Here’s a quick example:
library(dplyr)
data <- data.frame(
Name = c("Alice", "Bob", "Charlie", "David", "Eve"),
Age = c(24, 28, 35, 40, 22),
Salary = c(50000, 60000, 70000, 80000, 45000)
)
filtered_data <- filter(data, Age > 25)
selected_data <- select(data, Name, Salary)
With tidyr, you can reshape your data. It helps in making datasets “tidy,” which means each variable is in its own column, and each observation is in its own row. Functions like gather()
, spread()
, separate()
, and unite()
are commonly used to reshape data.
“Tidy data is all about structure: making sure your dataset is easy to work with, with clear variable and observation separation.”

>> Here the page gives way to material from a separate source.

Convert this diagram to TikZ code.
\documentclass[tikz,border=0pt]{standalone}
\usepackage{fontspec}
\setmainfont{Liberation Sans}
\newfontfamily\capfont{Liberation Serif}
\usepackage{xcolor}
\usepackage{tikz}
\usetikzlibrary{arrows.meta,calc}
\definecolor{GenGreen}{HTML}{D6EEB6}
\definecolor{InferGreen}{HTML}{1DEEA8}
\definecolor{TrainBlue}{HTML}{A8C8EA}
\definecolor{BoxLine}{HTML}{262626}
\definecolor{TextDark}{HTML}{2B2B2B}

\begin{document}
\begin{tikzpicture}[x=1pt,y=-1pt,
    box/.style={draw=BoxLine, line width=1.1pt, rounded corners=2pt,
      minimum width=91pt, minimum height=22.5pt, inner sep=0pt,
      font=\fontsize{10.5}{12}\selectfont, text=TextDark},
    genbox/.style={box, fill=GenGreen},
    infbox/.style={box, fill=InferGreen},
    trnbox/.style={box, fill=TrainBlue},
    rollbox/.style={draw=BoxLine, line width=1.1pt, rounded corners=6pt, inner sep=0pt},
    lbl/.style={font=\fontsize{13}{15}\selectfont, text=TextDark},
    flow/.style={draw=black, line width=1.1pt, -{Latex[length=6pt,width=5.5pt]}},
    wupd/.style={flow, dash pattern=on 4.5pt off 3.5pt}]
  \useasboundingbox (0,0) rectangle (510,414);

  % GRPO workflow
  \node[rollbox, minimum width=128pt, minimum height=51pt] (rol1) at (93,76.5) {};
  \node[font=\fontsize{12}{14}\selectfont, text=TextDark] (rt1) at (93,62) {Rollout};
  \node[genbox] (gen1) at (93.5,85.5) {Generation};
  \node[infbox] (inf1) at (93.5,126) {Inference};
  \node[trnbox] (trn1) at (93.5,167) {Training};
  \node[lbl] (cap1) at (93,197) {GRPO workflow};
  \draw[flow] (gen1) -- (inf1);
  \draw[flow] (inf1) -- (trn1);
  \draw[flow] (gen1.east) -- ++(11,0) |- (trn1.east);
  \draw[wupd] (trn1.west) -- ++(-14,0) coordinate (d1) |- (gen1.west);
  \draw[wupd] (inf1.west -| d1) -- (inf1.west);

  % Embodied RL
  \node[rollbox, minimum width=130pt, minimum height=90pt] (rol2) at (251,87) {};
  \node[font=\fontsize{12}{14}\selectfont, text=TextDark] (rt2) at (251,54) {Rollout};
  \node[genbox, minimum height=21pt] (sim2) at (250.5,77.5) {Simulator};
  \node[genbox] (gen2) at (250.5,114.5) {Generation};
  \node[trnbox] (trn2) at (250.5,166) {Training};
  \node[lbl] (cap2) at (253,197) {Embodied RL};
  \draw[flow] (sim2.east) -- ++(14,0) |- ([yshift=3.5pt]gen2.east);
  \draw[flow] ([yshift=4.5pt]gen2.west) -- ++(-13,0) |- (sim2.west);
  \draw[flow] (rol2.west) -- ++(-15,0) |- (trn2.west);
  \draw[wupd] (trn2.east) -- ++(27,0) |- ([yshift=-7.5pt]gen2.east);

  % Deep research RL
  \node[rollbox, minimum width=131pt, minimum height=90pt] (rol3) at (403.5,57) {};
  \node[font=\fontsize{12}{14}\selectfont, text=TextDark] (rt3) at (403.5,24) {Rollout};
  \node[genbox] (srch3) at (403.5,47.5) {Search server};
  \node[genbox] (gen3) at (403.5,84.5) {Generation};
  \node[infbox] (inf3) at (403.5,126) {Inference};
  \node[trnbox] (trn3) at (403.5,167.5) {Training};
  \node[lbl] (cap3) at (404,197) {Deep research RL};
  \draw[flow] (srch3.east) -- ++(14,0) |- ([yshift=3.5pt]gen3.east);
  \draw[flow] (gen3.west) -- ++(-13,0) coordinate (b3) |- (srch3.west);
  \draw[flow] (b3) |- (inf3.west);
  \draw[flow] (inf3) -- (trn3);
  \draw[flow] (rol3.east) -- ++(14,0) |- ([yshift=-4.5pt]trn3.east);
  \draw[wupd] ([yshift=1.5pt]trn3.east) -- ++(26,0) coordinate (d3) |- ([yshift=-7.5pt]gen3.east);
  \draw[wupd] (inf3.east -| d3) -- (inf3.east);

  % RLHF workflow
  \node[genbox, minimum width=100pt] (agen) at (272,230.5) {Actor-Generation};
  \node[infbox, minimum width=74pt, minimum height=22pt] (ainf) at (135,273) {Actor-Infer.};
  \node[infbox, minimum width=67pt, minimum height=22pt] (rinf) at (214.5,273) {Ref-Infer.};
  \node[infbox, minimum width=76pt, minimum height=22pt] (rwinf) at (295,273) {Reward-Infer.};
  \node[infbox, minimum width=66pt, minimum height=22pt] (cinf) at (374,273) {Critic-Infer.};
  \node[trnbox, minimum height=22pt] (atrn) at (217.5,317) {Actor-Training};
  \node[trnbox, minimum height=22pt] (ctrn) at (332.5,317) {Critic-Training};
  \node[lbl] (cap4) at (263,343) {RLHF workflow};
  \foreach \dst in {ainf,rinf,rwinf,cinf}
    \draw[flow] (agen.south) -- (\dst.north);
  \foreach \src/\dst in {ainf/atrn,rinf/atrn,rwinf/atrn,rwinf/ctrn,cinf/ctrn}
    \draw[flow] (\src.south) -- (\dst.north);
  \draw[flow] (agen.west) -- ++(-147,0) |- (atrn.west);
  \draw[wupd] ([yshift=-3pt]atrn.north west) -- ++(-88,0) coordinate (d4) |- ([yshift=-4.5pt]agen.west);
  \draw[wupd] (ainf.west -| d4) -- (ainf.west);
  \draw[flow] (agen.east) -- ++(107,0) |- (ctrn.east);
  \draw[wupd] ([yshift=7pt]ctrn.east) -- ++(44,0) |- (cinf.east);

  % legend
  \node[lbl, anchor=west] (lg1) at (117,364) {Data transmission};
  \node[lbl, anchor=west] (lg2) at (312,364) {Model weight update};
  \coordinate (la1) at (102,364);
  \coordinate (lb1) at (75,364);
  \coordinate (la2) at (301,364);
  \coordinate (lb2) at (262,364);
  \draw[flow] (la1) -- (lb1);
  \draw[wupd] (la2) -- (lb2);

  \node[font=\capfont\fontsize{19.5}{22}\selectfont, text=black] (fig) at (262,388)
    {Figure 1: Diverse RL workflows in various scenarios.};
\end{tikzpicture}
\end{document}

Both dplyr and tidyr are essential for anyone looking to get serious about data manipulation in R. They help you get your data in the right shape for analysis, making your workflow smooth and your code more readable.
Data Visualization in R

Creating Graphs with ggplot2
Data visualization is all about turning numbers into pictures, helping you see patterns, trends, and outliers in data. In R, one of the go-to tools for this is ggplot2. It’s like the Swiss Army knife for data visualization, letting you make everything from simple scatter plots to fancy multi-layered graphs.

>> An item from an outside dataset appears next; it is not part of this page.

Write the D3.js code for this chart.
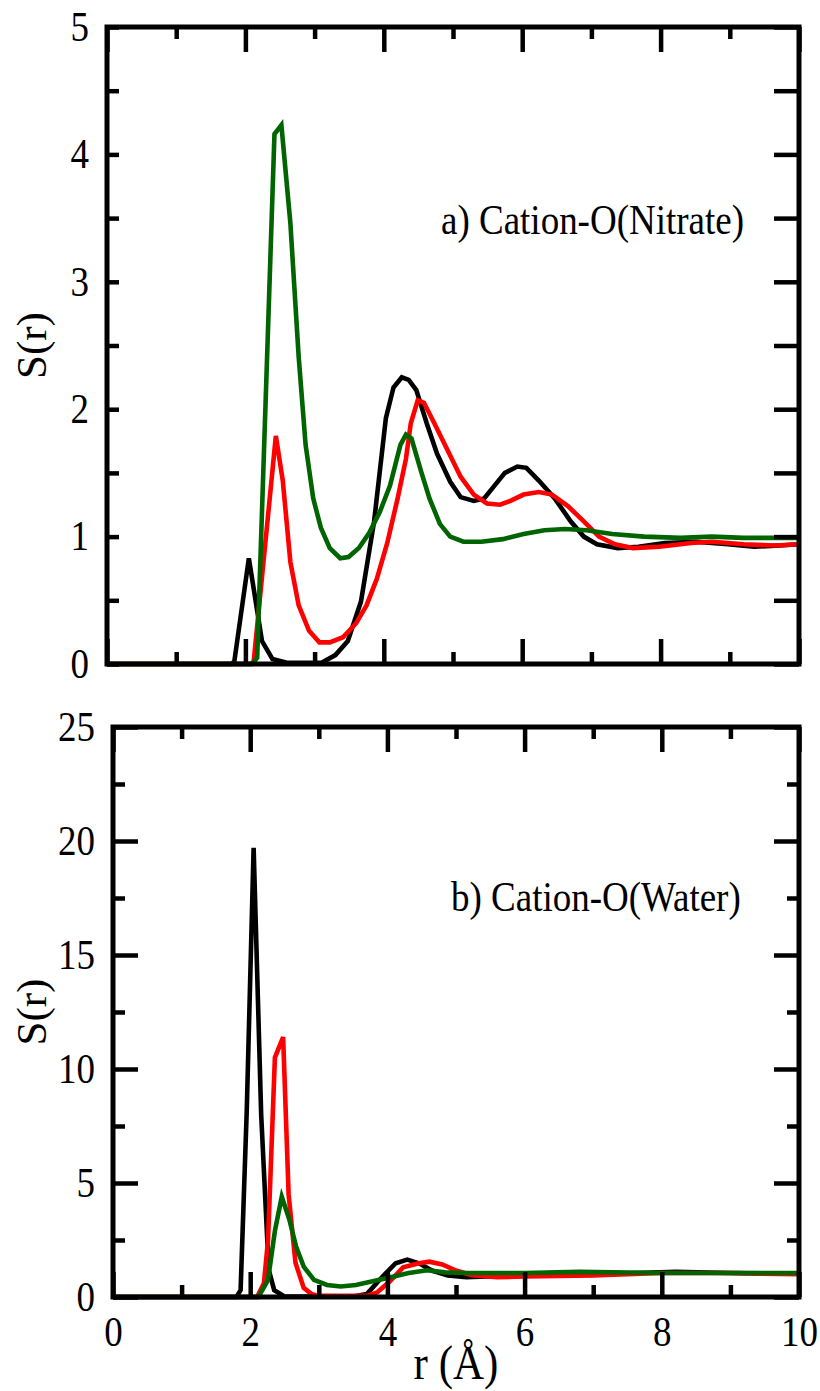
<!DOCTYPE html>
<html lang="en">
<head>
<meta charset="utf-8">
<title>S(r)</title>
<script src="https://d3js.org/d3.v7.min.js"></script>
<style>
  body { margin: 0; background: #fff; }
  text { font-family: "Liberation Serif", "Times New Roman", serif; }
</style>
</head>
<body>
<svg width="820" height="1391"></svg>
<script>
// ---- data ----
// panel a) Cation-O(Nitrate)
var rBlackA = [0, 1.8, 1.84, 2.05, 2.24, 2.39, 2.6, 3.1, 3.3, 3.48, 3.67, 3.86, 4.03, 4.14, 4.26, 4.36, 4.47, 4.62, 4.77, 4.96, 5.11, 5.3, 5.45, 5.6, 5.75, 5.93, 6.06, 6.24, 6.47, 6.7, 6.89, 7.08, 7.38, 7.68, 8.06, 8.51, 8.97, 9.35, 9.72, 10];
var sBlackA = [0, 0, 0.02, 0.83, 0.18, 0.04, 0.01, 0.01, 0.07, 0.18, 0.49, 1.12, 1.93, 2.17, 2.25, 2.23, 2.15, 1.89, 1.65, 1.43, 1.31, 1.28, 1.30, 1.40, 1.50, 1.55, 1.54, 1.44, 1.30, 1.12, 1.0, 0.94, 0.91, 0.92, 0.95, 0.96, 0.94, 0.92, 0.93, 0.94];

var rRedA = [0, 2.08, 2.12, 2.44, 2.54, 2.65, 2.77, 2.92, 3.07, 3.22, 3.41, 3.6, 3.75, 3.9, 4.05, 4.2, 4.32, 4.39, 4.49, 4.58, 4.73, 4.92, 5.11, 5.3, 5.49, 5.68, 5.83, 6.02, 6.24, 6.43, 6.66, 6.89, 7.11, 7.34, 7.6, 7.98, 8.44, 8.74, 9.2, 9.65, 10];
var sRedA = [0, 0, 0.02, 1.79, 1.44, 0.80, 0.46, 0.26, 0.17, 0.17, 0.21, 0.32, 0.46, 0.67, 0.95, 1.30, 1.61, 1.89, 2.07, 2.05, 1.89, 1.68, 1.47, 1.33, 1.26, 1.25, 1.28, 1.33, 1.35, 1.33, 1.24, 1.12, 1.0, 0.94, 0.91, 0.92, 0.95, 0.96, 0.94, 0.93, 0.94];

var rGreenA = [0, 2.1, 2.17, 2.42, 2.52, 2.65, 2.77, 2.87, 2.98, 3.09, 3.22, 3.37, 3.49, 3.64, 3.79, 3.94, 4.09, 4.24, 4.32, 4.4, 4.54, 4.66, 4.81, 4.96, 5.15, 5.41, 5.72, 6.02, 6.32, 6.62, 6.93, 7.3, 7.76, 8.29, 8.74, 9.2, 10];
var sGreenA = [0, 0, 0.05, 4.16, 4.23, 3.46, 2.41, 1.72, 1.30, 1.07, 0.91, 0.83, 0.84, 0.91, 1.03, 1.19, 1.40, 1.72, 1.80, 1.77, 1.51, 1.30, 1.10, 1.0, 0.96, 0.96, 0.98, 1.02, 1.05, 1.06, 1.05, 1.02, 1.0, 0.99, 1.0, 0.99, 0.99];

// panel b) Cation-O(Water)
var rBlackB = [0, 1.8, 1.86, 1.95, 2.05, 2.16, 2.27, 2.35, 2.5, 3.5, 3.7, 3.93, 4.12, 4.29, 4.46, 4.65, 4.88, 5.15, 5.45, 6.0, 6.6, 7.3, 8.2, 9.0, 10];
var sBlackB = [0, 0, 0.3, 8.2, 19.7, 8.0, 1.2, 0.3, 0.02, 0.02, 0.13, 0.9, 1.48, 1.64, 1.48, 1.16, 0.94, 0.87, 0.9, 0.95, 1.0, 1.02, 1.1, 1.05, 1.02];

var rRedB = [0, 2.1, 2.2, 2.26, 2.36, 2.48, 2.56, 2.66, 2.78, 2.9, 3.0, 3.7, 3.85, 4.04, 4.23, 4.46, 4.61, 4.8, 5.0, 5.23, 5.6, 6.0, 7.0, 8.0, 9.0, 10];
var sRedB = [0, 0, 0.6, 2.5, 10.5, 11.4, 4.5, 1.5, 0.4, 0.12, 0.05, 0.05, 0.2, 0.7, 1.3, 1.48, 1.55, 1.43, 1.16, 0.96, 0.87, 0.9, 0.95, 1.05, 1.05, 1.0];

var rGreenB = [0, 2.12, 2.26, 2.36, 2.46, 2.57, 2.67, 2.78, 2.93, 3.12, 3.32, 3.54, 3.77, 4.0, 4.31, 4.58, 4.84, 5.15, 6.0, 6.8, 8.0, 9.0, 10];
var sGreenB = [0, 0, 0.75, 2.9, 4.4, 3.4, 2.2, 1.33, 0.75, 0.53, 0.46, 0.53, 0.68, 0.83, 1.05, 1.17, 1.08, 1.05, 1.05, 1.1, 1.05, 1.05, 1.05];

var xTicks = [0, 2, 4, 6, 8, 10];
var xMinor = [1, 3, 5, 7, 9];
var yTicksA = [0, 1, 2, 3, 4, 5];
var yMinorA = [0.5, 1.5, 2.5, 3.5, 4.5];
var yTicksB = [0, 5, 10, 15, 20, 25];
var yMinorB = [2.5, 7.5, 12.5, 17.5, 22.5];

var colors = ["#000000", "#ff0000", "#006400"];
var stretch = 1.13; // the reference type looks a bit taller than wide

var svg = d3.select("svg");

function panel(box, yMax, yMajor, yMinorV, series, title, titlePos, showX) {
    var x = d3.scaleLinear().domain([0, 10]).range([box.left, box.right]);
    var y = d3.scaleLinear().domain([0, yMax]).range([box.bottom, box.top]);
    var g = svg.append("g");

    // curves
    var line = d3.line()
        .x(function(d){ return x(d[0]); })
        .y(function(d){ return y(d[1]); });
    series.forEach(function(s, i){
        var pts = s[0].map(function(r, k){ return [r, s[1][k]]; });
        g.append("path")
            .attr("d", line(pts))
            .attr("fill", "none")
            .attr("stroke", colors[i])
            .attr("stroke-width", 4.6)
            .attr("stroke-linejoin", "miter");
    });

    // frame
    g.append("rect")
        .attr("x", box.left).attr("y", box.top)
        .attr("width", box.right - box.left)
        .attr("height", box.bottom - box.top)
        .attr("fill", "none")
        .attr("stroke", "#000")
        .attr("stroke-width", 5);

    function styleAxis(a) {
        a.select(".domain").remove();
        a.selectAll("line").attr("stroke", "#000").attr("stroke-width", 4.5);
        a.selectAll("text")
            .attr("font-family", "Liberation Serif, serif")
            .attr("font-size", 37)
            .attr("fill", "#000")
            .attr("transform", "scale(1," + stretch + ")");
    }

    // bottom
    var ab = g.append("g").attr("transform", "translate(0," + box.bottom + ")")
        .call(d3.axisBottom(x).tickValues(xTicks).tickSize(-25).tickPadding(17)
            .tickFormat(showX ? d3.format("d") : function(){ return ""; }));
    styleAxis(ab);
    var abm = g.append("g").attr("transform", "translate(0," + box.bottom + ")")
        .call(d3.axisBottom(x).tickValues(xMinor).tickSize(-12).tickFormat(""));
    styleAxis(abm);
    // top
    var at = g.append("g").attr("transform", "translate(0," + box.top + ")")
        .call(d3.axisTop(x).tickValues(xTicks).tickSize(-25).tickFormat(""));
    styleAxis(at);
    var atm = g.append("g").attr("transform", "translate(0," + box.top + ")")
        .call(d3.axisTop(x).tickValues(xMinor).tickSize(-12).tickFormat(""));
    styleAxis(atm);
    // left
    var al = g.append("g").attr("transform", "translate(" + box.left + ",0)")
        .call(d3.axisLeft(y).tickValues(yMajor).tickSize(-box.leftMajor).tickPadding(18).tickFormat(d3.format("d")));
    styleAxis(al);
    var alm = g.append("g").attr("transform", "translate(" + box.left + ",0)")
        .call(d3.axisLeft(y).tickValues(yMinorV).tickSize(-12).tickFormat(""));
    styleAxis(alm);
    // right
    var ar = g.append("g").attr("transform", "translate(" + box.right + ",0)")
        .call(d3.axisRight(y).tickValues(yMajor).tickSize(-25).tickFormat(""));
    styleAxis(ar);
    var arm = g.append("g").attr("transform", "translate(" + box.right + ",0)")
        .call(d3.axisRight(y).tickValues(yMinorV).tickSize(-box.rightMinor).tickFormat(""));
    styleAxis(arm);

    // y label
    g.append("text")
        .attr("transform", "translate(46," + ((box.top + box.bottom) / 2) + ") rotate(-90)")
        .attr("text-anchor", "middle")
        .attr("font-size", 43)
        .text("S(r)");

    // panel title
    g.append("text")
        .attr("transform", "translate(" + titlePos[0] + "," + titlePos[1] + ") scale(1," + stretch + ")")
        .attr("font-size", 37)
        .text(title);

    if (showX) {
        g.append("text")
            .attr("transform", "translate(" + ((box.left + box.right) / 2) + ",1379) scale(1," + stretch + ")")
            .attr("text-anchor", "middle")
            .attr("font-size", 43)
            .text("r (Å)");
    }
}

panel({left: 107, right: 799, top: 27, bottom: 664, leftMajor: 12, rightMinor: 25},
      5, yTicksA, yMinorA,
      [[rBlackA, sBlackA], [rRedA, sRedA], [rGreenA, sGreenA]],
      "a) Cation-O(Nitrate)", [441, 234], false);

panel({left: 113, right: 799, top: 727, bottom: 1297, leftMajor: 25, rightMinor: 12},
      25, yTicksB, yMinorB,
      [[rBlackB, sBlackB], [rRedB, sRedB], [rGreenB, sGreenB]],
      "b) Cation-O(Water)", [451, 911], true);
</script>
</body>
</html>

Why ggplot2? Well, it’s built on the “Grammar of Graphics,” which means you can layer different elements on top of each other to build up a plot. Want to add a trend line to your scatter plot? Easy! Just add geom_smooth()
to your code.
Here’s a quick rundown on making a basic scatter plot:
library(ggplot2)
ggplot(data = my_data, aes(x = x_variable, y = y_variable)) +
geom_point()
This code snippet will give you a simple scatter plot of x_variable
against y_variable
. But you can do so much more. Let’s talk about customization:
- Colors and Shapes: Use
aes(color = factor_variable)
to color points by a factor, oraes(shape = factor_variable)
to change their shapes. - Sizes: Adjust point sizes with
aes(size = numeric_variable)
. This can help emphasize certain data points. - Themes: ggplot2 comes with several themes like
theme_minimal()
ortheme_classic()
to change the overall look.
Adding More Layers
With ggplot2, adding layers is as easy as pie. You can add lines, text, and even other shapes:
- Lines: Use
geom_line()
to connect points with lines. - Text: Add labels with
geom_text()
to annotate your plot.
“Visualizing data is like telling a story with numbers. Each layer you add to your plot is a new chapter of that story.”

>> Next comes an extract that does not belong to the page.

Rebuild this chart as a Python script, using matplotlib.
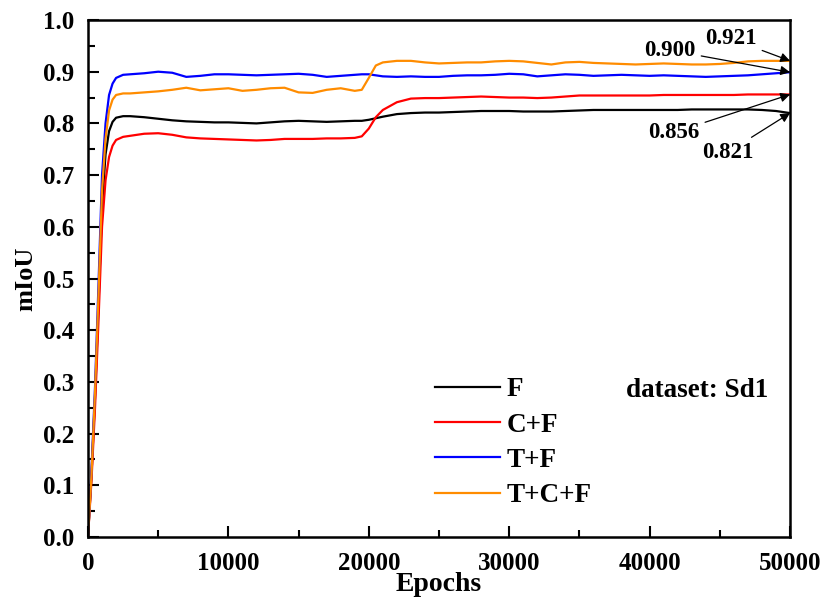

In summary, R’s ggplot2 package is a powerhouse for creating stunning, informative visualizations. Whether you’re new to data visualization or a seasoned pro, ggplot2 offers the flexibility and depth to make your data come alive.
Conclusion and Next Steps
Reflecting on your journey with R programming, it’s clear that this language offers a robust set of tools for anyone diving into data science. With its open-source nature and extensive package ecosystem, R is an ideal choice for statistical analysis, data manipulation, and more. As you continue to explore R, consider these next steps to deepen your understanding and expand your skills:
- Set Clear Goals: Define what you want to achieve with R, whether it’s mastering data visualization or building complex machine learning models.
- Engage with Communities: Join forums and online communities, like Stack Overflow or R-specific groups, to seek advice and share experiences.
- Work on Projects: Start with small projects and gradually tackle more complex ones. This hands-on practice is essential for solidifying your skills.
Remember, learning R is a marathon, not a sprint. Celebrate your progress and don’t hesitate to ask for help when needed.
By consistently challenging yourself with advanced projects, you’ll not only improve your programming skills but also build a strong portfolio. This hands-on experience with complex data tasks can set you apart in the competitive field of data science and prepare you for the challenges of professional work.
As you move forward, consider exploring R’s capabilities in areas like machine learning and data visualization. These skills are not only essential for data science but also open up new opportunities in various fields. Keep experimenting, keep learning, and most importantly, enjoy the journey!
Conclusion
So, there you have it! R is a pretty cool tool for anyone stepping into the world of data science. It’s got all these neat features for analyzing and visualizing data, which is why it’s a favorite among data folks. Sure, it might seem a bit tricky at first, but once you get the hang of it, you’ll see why it’s so popular. Whether you’re looking to crunch numbers or make some snazzy graphs, R’s got your back. Just remember, like anything new, it takes a bit of practice. So, keep at it, and soon enough, you’ll be using R like a pro. Happy coding!
Frequently Asked Questions
What is R programming?
R programming is a language used for data analysis, making graphs, and statistical tasks. It’s free and open-source, which means anyone can use it and make changes.
Why should I learn R for data science?
R is great for data science because it has lots of tools for handling and showing data. It’s especially good for statistics, making it a favorite for data scientists.
How do I start using R?
To start with R, you need to download it from the internet and install it on your computer. You can also use RStudio, which makes writing and running R code easier.
What are the basic data structures in R?
In R, you can use vectors, matrices, and data frames to hold and work with data. You can also use lists and factors for more complex data.
Can I use R for creating graphs and charts?
Yes, R is excellent for making graphs and charts. You can use the ggplot2 package to make pretty and informative visualizations.
Is R better than other programming languages for data science?
R is very good for statistics and data visualization. While other languages like Python are also popular, R is often preferred for tasks involving lots of data analysis and statistics.